### Dataset content
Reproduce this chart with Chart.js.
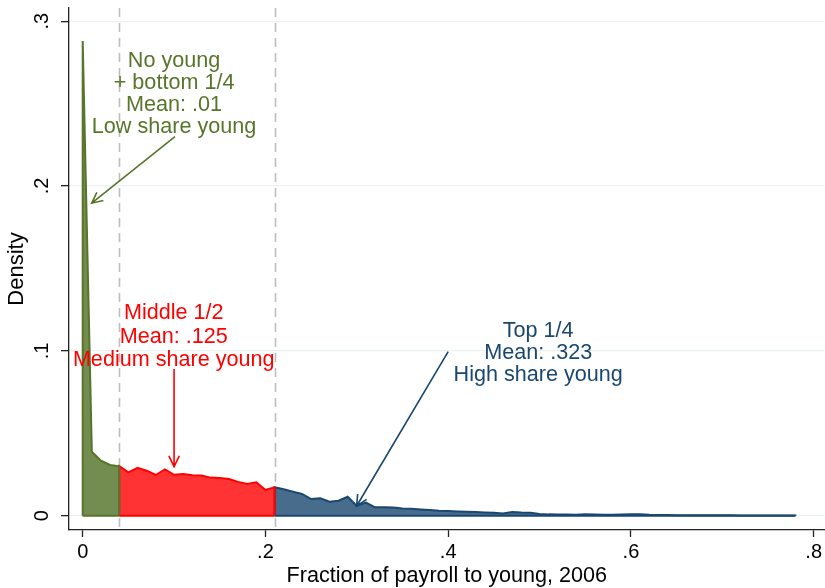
<!DOCTYPE html>
<html>
<head>
<meta charset="utf-8">
<script src="https://cdn.jsdelivr.net/npm/chart.js@4"></script>
<style>
  body { margin: 0; background: #fff; }
  #wrap { width: 825px; height: 588px; }
</style>
</head>
<body>
<div id="wrap"><canvas id="Chart1" width="825" height="588"></canvas></div>
<script>
// fraction of payroll to young (bin positions) and density at each
var payrollShare = [0, 0.01, 0.02, 0.03, 0.04, 0.05, 0.06, 0.07, 0.08, 0.09,
  0.10, 0.11, 0.12, 0.13, 0.14, 0.15, 0.16, 0.17, 0.18, 0.19,
  0.20, 0.21, 0.22, 0.23, 0.24, 0.25, 0.26, 0.27, 0.28, 0.29,
  0.30, 0.31, 0.32, 0.33, 0.34, 0.35, 0.36, 0.37, 0.38, 0.39,
  0.40, 0.41, 0.42, 0.43, 0.44, 0.45, 0.46, 0.47, 0.48, 0.49,
  0.50, 0.51, 0.52, 0.53, 0.54, 0.55, 0.56, 0.57, 0.58, 0.59,
  0.60, 0.61, 0.62, 0.63, 0.64, 0.65, 0.66, 0.67, 0.68, 0.69,
  0.70, 0.71, 0.72, 0.73, 0.74, 0.75, 0.76, 0.77, 0.78];
var density = [0.288, 0.0388, 0.0334, 0.0308, 0.0300, 0.0263, 0.0290, 0.0273, 0.0247, 0.0281,
  0.0248, 0.0253, 0.0245, 0.0244, 0.0231, 0.0229, 0.0222, 0.0205, 0.0193, 0.0203,
  0.0156, 0.0172, 0.0160, 0.0146, 0.0132, 0.0101, 0.0106, 0.0085, 0.0091, 0.0115,
  0.0059, 0.0079, 0.0051, 0.0051, 0.0049, 0.0043, 0.0042, 0.0038, 0.0035, 0.0030,
  0.0028, 0.0026, 0.0024, 0.0022, 0.0020, 0.0018, 0.0014, 0.0022, 0.0019, 0.0018,
  0.0011, 0.0008, 0.0007, 0.0007, 0.0006, 0.0008, 0.0007, 0.0006, 0.0006, 0.0007,
  0.0009, 0.0008, 0.0005, 0.0004, 0.0004, 0.0003, 0.0003, 0.0002, 0.0003, 0.0002,
  0.0002, 0.0002, 0.0001, 0.0001, 0.0001, 0.0001, 0.0001, 0.0001, 0.0001];

// group cut points (share of payroll)
var lowCut = 0.04;
var highCut = 0.21;

var xTicks = [0, 0.2, 0.4, 0.6, 0.8];
var yTicks = [0, 0.1, 0.2, 0.3];

var lowNote = ['No young', '+ bottom 1/4', 'Mean: .01', 'Low share young'];
var midNote = ['Middle 1/2', 'Mean: .125', 'Medium share young'];
var topNote = ['Top 1/4', 'Mean: .323', 'High share young'];

var FONT = "'Liberation Sans', Arial, sans-serif";
var GREEN = 'rgb(88,117,44)';
var RED = 'rgb(255,0,0)';
var NAVY = 'rgb(26,71,111)';

function segment(lo, hi) {
  var pts = [];
  payrollShare.forEach(function (x, i) {
    if (x >= lo - 1e-9 && x <= hi + 1e-9) pts.push({x: x, y: density[i]});
  });
  pts.unshift({x: pts[0].x, y: 0});
  pts.push({x: pts[pts.length - 1].x, y: 0});
  return pts;
}

function tickText(v) {
  if (Math.abs(v) < 1e-9) return '0';
  return v.toFixed(1).replace(/^0/, '');
}

// text + arrow annotations, in data units
var notes = [
  {lines: lowNote, x: 0.1, y: 0.2725, step: 22.2, color: GREEN, arrow: [0.101, 0.230, 0.0098, 0.1896]},
  {lines: midNote, x: 0.0996, y: 0.1192, step: 23.3, color: RED, arrow: [0.1, 0.089, 0.1, 0.0297]},
  {lines: topNote, x: 0.4985, y: 0.1086, step: 22.2, color: NAVY, arrow: [0.4, 0.0995, 0.2998, 0.0059]}
];

var cutLines = {
  id: 'cutLines',
  beforeDatasetsDraw: function (chart) {
    var ctx = chart.ctx, xs = chart.scales.x, a = chart.chartArea;
    ctx.save();
    ctx.strokeStyle = 'rgb(190,190,190)';
    ctx.lineWidth = 1.6;
    ctx.setLineDash([9, 6]);
    [lowCut, highCut].forEach(function (c) {
      var px = Math.round(xs.getPixelForValue(c)) + 0.5;
      ctx.beginPath();
      ctx.moveTo(px, a.top);
      ctx.lineTo(px, a.bottom);
      ctx.stroke();
    });
    ctx.restore();
  },
  afterDatasetsDraw: function (chart) {
    // close each area along the baseline, as the outline does in the original
    var ctx = chart.ctx, xs = chart.scales.x, ys = chart.scales.y;
    var y0 = ys.getPixelForValue(0);
    ctx.save();
    ctx.lineWidth = 2;
    chart.data.datasets.forEach(function (ds) {
      var d = ds.data;
      ctx.strokeStyle = ds.borderColor;
      ctx.beginPath();
      ctx.moveTo(xs.getPixelForValue(d[0].x), y0);
      ctx.lineTo(xs.getPixelForValue(d[d.length - 1].x), y0);
      ctx.stroke();
    });
    ctx.restore();
  }
};

var extras = {
  id: 'extras',
  afterDraw: function (chart) {
    var ctx = chart.ctx, xs = chart.scales.x, ys = chart.scales.y;
    ctx.save();
    // rotated y tick labels
    ctx.fillStyle = '#000';
    ctx.font = '20px ' + FONT;
    ctx.textAlign = 'center';
    ctx.textBaseline = 'middle';
    yTicks.forEach(function (v) {
      ctx.save();
      ctx.translate(42, ys.getPixelForValue(v));
      ctx.rotate(-Math.PI / 2);
      ctx.fillText(tickText(v), 0, 0);
      ctx.restore();
    });
    // annotations
    notes.forEach(function (n) {
      ctx.fillStyle = n.color;
      ctx.strokeStyle = n.color;
      ctx.font = '21.6px ' + FONT;
      ctx.textAlign = 'center';
      ctx.textBaseline = 'alphabetic';
      var cx = xs.getPixelForValue(n.x), cy = ys.getPixelForValue(n.y);
      n.lines.forEach(function (t, i) { ctx.fillText(t, cx, cy + i * n.step); });
      var x0 = xs.getPixelForValue(n.arrow[0]), y0 = ys.getPixelForValue(n.arrow[1]);
      var x1 = xs.getPixelForValue(n.arrow[2]), y1 = ys.getPixelForValue(n.arrow[3]);
      var ang = Math.atan2(y1 - y0, x1 - x0), len = 12, spread = 0.45;
      ctx.lineWidth = 1.6;
      ctx.beginPath();
      ctx.moveTo(x0, y0);
      ctx.lineTo(x1, y1);
      ctx.moveTo(x1 - len * Math.cos(ang - spread), y1 - len * Math.sin(ang - spread));
      ctx.lineTo(x1, y1);
      ctx.lineTo(x1 - len * Math.cos(ang + spread), y1 - len * Math.sin(ang + spread));
      ctx.stroke();
    });
    ctx.restore();
  }
};

function area(data, line, fillCol) {
  return {
    data: data,
    borderColor: line,
    backgroundColor: fillCol,
    borderWidth: 2,
    fill: 'origin',
    pointRadius: 0,
    tension: 0
  };
}

var ctx1 = document.getElementById('Chart1').getContext('2d');
var Chart1 = new Chart(ctx1, {
  type: 'line',
  data: {
    datasets: [
      area(segment(0, lowCut), GREEN, 'rgba(80,111,36,0.8)'),
      area(segment(lowCut, highCut), RED, 'rgba(255,0,0,0.8)'),
      area(segment(highCut, 1), NAVY, 'rgba(26,71,111,0.8)')
    ]
  },
  plugins: [cutLines, extras],
  options: {
    responsive: false,
    animation: false,
    layout: {padding: {top: 8, right: 0, left: 0, bottom: 0}},
    plugins: {legend: {display: false}, tooltip: {enabled: false}},
    scales: {
      x: {
        type: 'linear',
        min: -0.015,
        max: 0.812,
        afterBuildTicks: function (s) { s.ticks = xTicks.map(function (v) { return {value: v}; }); },
        afterFit: function (s) { s.height = 58; },
        border: {display: true, color: '#222', width: 1.3},
        grid: {drawOnChartArea: false, tickColor: '#222', tickLength: 7, tickWidth: 1.3},
        ticks: {
          color: '#000',
          font: {family: FONT, size: 20},
          padding: 3,
          maxRotation: 0,
          callback: function (v) { return tickText(v); }
        },
        title: {display: true, text: 'Fraction of payroll to young, 2006', color: '#000',
          font: {family: FONT, size: 21.6}, padding: {top: 0, bottom: -1}}
      },
      y: {
        type: 'linear',
        min: -0.00868,
        max: 0.308,
        afterBuildTicks: function (s) { s.ticks = yTicks.map(function (v) { return {value: v}; }); },
        afterFit: function (s) { s.width = 69; },
        border: {display: true, color: '#222', width: 1.3},
        grid: {color: 'rgb(234,242,243)', lineWidth: 1.3, tickColor: '#222', tickLength: 8, tickWidth: 1.3},
        ticks: {display: false},
        title: {display: true, text: 'Density', color: '#000',
          font: {family: FONT, size: 22}, padding: {top: 4, bottom: 0}}
      }
    }
  }
});
</script>
</body>
</html>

### Stated task
Leave out the pictures, then repeat the listing above exactly from its first line to the line with "var topNote = ['Top", inclusive.

### Final answer
Reproduce this chart with Chart.js.
<!DOCTYPE html>
<html>
<head>
<meta charset="utf-8">
<script src="https://cdn.jsdelivr.net/npm/chart.js@4"></script>
<style>
  body { margin: 0; background: #fff; }
  #wrap { width: 825px; height: 588px; }
</style>
</head>
<body>
<div id="wrap"><canvas id="Chart1" width="825" height="588"></canvas></div>
<script>
// fraction of payroll to young (bin positions) and density at each
var payrollShare = [0, 0.01, 0.02, 0.03, 0.04, 0.05, 0.06, 0.07, 0.08, 0.09,
  0.10, 0.11, 0.12, 0.13, 0.14, 0.15, 0.16, 0.17, 0.18, 0.19,
  0.20, 0.21, 0.22, 0.23, 0.24, 0.25, 0.26, 0.27, 0.28, 0.29,
  0.30, 0.31, 0.32, 0.33, 0.34, 0.35, 0.36, 0.37, 0.38, 0.39,
  0.40, 0.41, 0.42, 0.43, 0.44, 0.45, 0.46, 0.47, 0.48, 0.49,
  0.50, 0.51, 0.52, 0.53, 0.54, 0.55, 0.56, 0.57, 0.58, 0.59,
  0.60, 0.61, 0.62, 0.63, 0.64, 0.65, 0.66, 0.67, 0.68, 0.69,
  0.70, 0.71, 0.72, 0.73, 0.74, 0.75, 0.76, 0.77, 0.78];
var density = [0.288, 0.0388, 0.0334, 0.0308, 0.0300, 0.0263, 0.0290, 0.0273, 0.0247, 0.0281,
  0.0248, 0.0253, 0.0245, 0.0244, 0.0231, 0.0229, 0.0222, 0.0205, 0.0193, 0.0203,
  0.0156, 0.0172, 0.0160, 0.0146, 0.0132, 0.0101, 0.0106, 0.0085, 0.0091, 0.0115,
  0.0059, 0.0079, 0.0051, 0.0051, 0.0049, 0.0043, 0.0042, 0.0038, 0.0035, 0.0030,
  0.0028, 0.0026, 0.0024, 0.0022, 0.0020, 0.0018, 0.0014, 0.0022, 0.0019, 0.0018,
  0.0011, 0.0008, 0.0007, 0.0007, 0.0006, 0.0008, 0.0007, 0.0006, 0.0006, 0.0007,
  0.0009, 0.0008, 0.0005, 0.0004, 0.0004, 0.0003, 0.0003, 0.0002, 0.0003, 0.0002,
  0.0002, 0.0002, 0.0001, 0.0001, 0.0001, 0.0001, 0.0001, 0.0001, 0.0001];

// group cut points (share of payroll)
var lowCut = 0.04;
var highCut = 0.21;

var xTicks = [0, 0.2, 0.4, 0.6, 0.8];
var yTicks = [0, 0.1, 0.2, 0.3];

var lowNote = ['No young', '+ bottom 1/4', 'Mean: .01', 'Low share young'];
var midNote = ['Middle 1/2', 'Mean: .125', 'Medium share young'];
var topNote = ['Top 1/4', 'Mean: .323', 'High share young'];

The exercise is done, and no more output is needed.